Week 83 - "No one is getting out of this game alive" - Chris Williamson
It hit me like a ton of bricks when a close friend recently asked how stressed I was. I had to think for a little, but as soon as I gave my answer, I realized how absurd it sounded. I told him I probably operated at around a 6-7 constant level of stress.
Isn't that ridiculous? I can understand a business owner or professional athlete living like that, but why would I, a 20-year-old college student, feel that way?
I know it's normal to have some stress about the future, I can see that in almost all my peers. But constantly operating at a high level of stress when I don't need to be is something I've been struggling to justify to myself.
And as much as I want to downplay how I feel because I know there are many more "real" things people are stressed about, it still affects me deeply and impacts my daily life.
I understand that having high expectations for myself is going to come with some pressure and anxiety. But if that comes with the price of constant worry and mental exhaustion, I don't know if any of the stress is worth it.
And even if it is—even if I play out the best-case scenario where all this stress makes me wildly successful and somehow cements my place in history—why would it even matter?
In 3 generations, we'll all be forgotten, and all the stress we endured will have been for a future that was literally impossible for us to see or enjoy.
Personally, realizing that was the wake-up call I needed.
I can stress as much as I want, thinking that’s what will push me to strive for more, but at the end of the day, I know where it all ends.

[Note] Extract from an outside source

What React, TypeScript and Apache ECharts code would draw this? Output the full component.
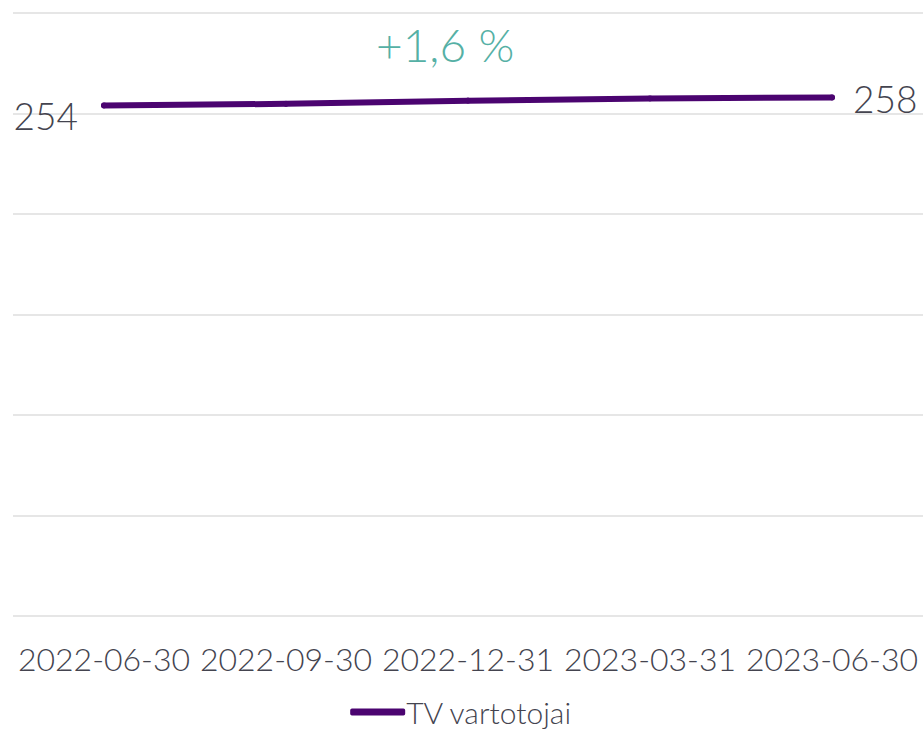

The same place as everyone else.
But maybe that’s not what stress is for.
I’m fortunate to say this, but stress has often been the factor driving me to do more for an arbitrary definition of success.
It’s only in a few instances do I feel like I’ve stressed myself out for something I’m doing for myself and not for others. And only in those moments does the stress feel “right”, like it’s normal to feel the way I did.
And even if the rest of my life will be filled with forms of obligations for others, why should they weigh so heavily on my mind?
By doing so, I’m essentially living my life for someone else. And in a game where you only get one life, I don’t know if there’s a reason to use it on anyone other than yourself.